Mistakes in song titles

I like to collect rock trivia, and I realized that I have a few anecdotes that all fit into the same category. Here are 4 songs whose title, in some way, contains a mistake or misunderstanding. I'd love it if you all could add any of your own examples.

  • The Rolling Stones, "Paint It Black". Someone at Decca Records made a typo, and the single was registered and printed up as "Paint It, Black". It even stayed that way on the 1969 re-release on Big Hits. Keith Richards said he got very weird letters from people who, based on that one comma, misinterpreted the entire song as being racial commentary.

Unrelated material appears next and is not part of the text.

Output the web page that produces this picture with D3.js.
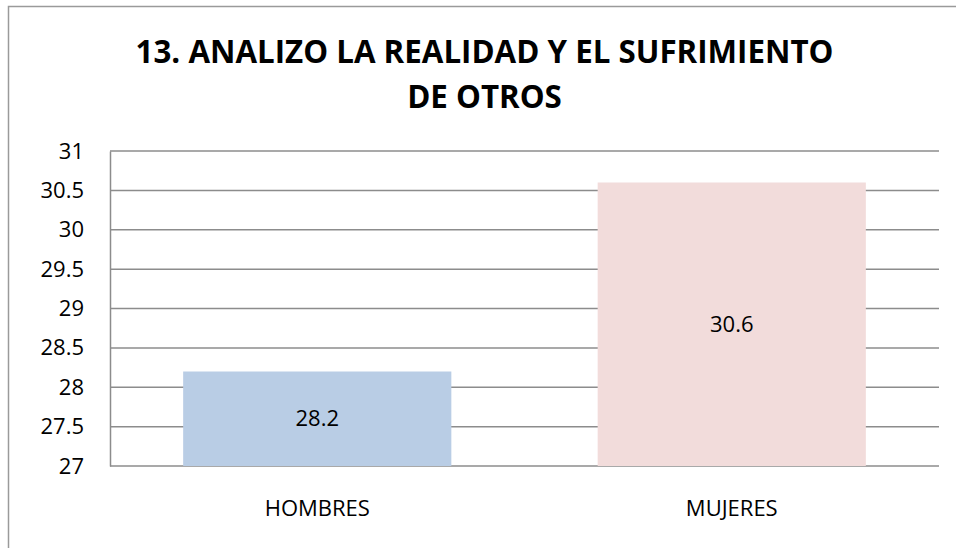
<!DOCTYPE html>
<html>
<head>
	<meta charset="UTF-8" />
	<title>13. analizo la realidad</title>
	<script src="https://d3js.org/d3.v7.min.js"></script>
	<style type="text/css">
		body{margin:0; background:#fff;}
		text{font-family: "Open Sans", sans-serif; fill:#000;}
	</style>
</head>
<body>
	<svg id="chart"></svg>

	<script type="text/javascript">
	// data
	var categories = ["HOMBRES", "MUJERES"]
	var values = [28.2, 30.6]
	var barColors = ["#b9cde5", "#f2dcdb"]
	var yTicks = [27, 27.5, 28, 28.5, 29, 29.5, 30, 30.5, 31]
	var titleLines = ["13. ANALIZO LA REALIDAD Y EL SUFRIMIENTO", "DE OTROS"]

	// window
	var w = 956
	var h = 548
	var margin = {top: 151, right: 17, bottom: 82, left: 110}
	var width = w - margin.left - margin.right
	var height = h - margin.top - margin.bottom

	var svg = d3.select("#chart")
		.attr("width", w)
		.attr("height", h)

	// outer frame (runs off the picture at right/bottom)
	svg.append("rect")
		.attr("x", 8.5).attr("y", 6.5)
		.attr("width", 1000).attr("height", 1000)
		.attr("fill", "none")
		.attr("stroke", "#9a9a9a")
		.attr("stroke-width", 1.5)

	// title
	svg.append("g").selectAll("text")
		.data(titleLines)
		.enter()
		.append("text")
		.attr("x", 484.5)
		.attr("y", (d, i) => 63 + i * 45)
		.attr("text-anchor", "middle")
		.style("font-weight", "bold")
		.style("font-size", "31.3px")
		.text(d => d)

	var g = svg.append("g")
		.attr("transform", "translate(" + margin.left + "," + margin.top + ")")

	var xScale = d3.scaleBand().domain(categories).range([0, width]).paddingInner(0.353).paddingOuter(0.1765)
	var yScale = d3.scaleLinear().domain([27, 31]).range([height, 0])

	// grid lines
	g.append("g")
		.selectAll("line")
		.data(yTicks)
		.enter()
		.append("line")
		.attr("x1", 0).attr("x2", width)
		.attr("y1", d => yScale(d)).attr("y2", d => yScale(d))
		.attr("stroke", "#8c8c8c")
		.attr("stroke-width", 1.5)

	// bars
	g.selectAll(".bar")
		.data(values)
		.enter()
		.append("rect")
		.attr("class", "bar")
		.attr("x", (d, i) => xScale(categories[i]))
		.attr("y", d => yScale(d))
		.attr("width", xScale.bandwidth())
		.attr("height", d => height - yScale(d))
		.attr("fill", (d, i) => barColors[i])

	// bar labels
	g.selectAll(".lbl")
		.data(values)
		.enter()
		.append("text")
		.attr("class", "lbl")
		.attr("x", (d, i) => xScale(categories[i]) + xScale.bandwidth() / 2)
		.attr("y", d => (yScale(d) + height) / 2)
		.attr("dy", "0.35em")
		.attr("text-anchor", "middle")
		.style("font-size", "22px")
		.text(d => d)

	// y axis
	var yAxis = g.append("g")
		.call(d3.axisLeft(yScale).tickValues(yTicks).tickSize(0).tickPadding(26).tickFormat(d3.format("")))
	yAxis.select(".domain").attr("stroke", "#8c8c8c").attr("stroke-width", 1.5)
	yAxis.selectAll("text").style("font-size", "22px").style("font-family", "Open Sans")

	// x axis
	var xAxis = g.append("g")
		.attr("transform", "translate(0," + height + ")")
		.call(d3.axisBottom(xScale).tickSize(0).tickPadding(34))
	xAxis.select(".domain").remove()
	xAxis.selectAll("text").style("font-size", "22px").style("font-family", "Open Sans")
	</script>
</body>
</html>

  • Gorillaz, "DARE". The chorus of the song has the line "it's there," but Shaun Ryder's Mancunian accent makes it sound like he's singing "it's dare." So Ryder suggested that they call the song, which had been untitled, "Dare." (Ryder insists that he's not illiterate, he just thinks spelling mistakes are fun.) Then, the Gorillaz decided to stylize the word "Dare" as "DARE." But when DARE is in all capitals, it becomes the name of a notorious anti-drug program in the USA. Given both Ryder and Damon Albarn's easygoing attitudes about drug use, it was all too easy for Americans to assume that Gorillaz was mocking the American DARE program.
  • Cream, "Badge". This is perhaps the most famous one -- George Harrison was writing the bridge of the song while sitting across from Eric Clapton, so he wrote "Bridge" on his sheet music. Clapton read it, upside-down, as "Badge," and found his own misunderstanding so funny that he kept it as the name of the song. Tons of people who know a little bit about guitars assumed that perhaps the song had a chord progression of B-A-D-G-E (it doesn't) or even that Clapton had heroically tuned his guitar to B-A-D-G-E to play it (he most definitely did not).
  • Pearl Jam, "I Got Id." The pre-chorus has the line, "I got shit," and that's what Pearl Jam wanted to title the song. Someone at Epic told Eddie Vedder that they wouldn't promote a single with "shit" in the title, so he changed the title to "Id", which to him was some fun wordplay -- the id is the psychological term for the deepest, least conscious part of the brain, and indeed the song is about him struggling with his id. Well, the style at Epic at the time was to print titles in all-caps, so while the liner notes say "I Got Id," the CD itself reads "I GOT ID." A lot of DJs and music reviewers who should have known better thought the title was "I Got ID", as in, "I Got Identification Document." There are unintentionally hilarious reviews about how brilliant Vedder was to compare his psyche to an identification document. Vedder was reportedly delighted that Epic's censorship had caused this nonsensical twist.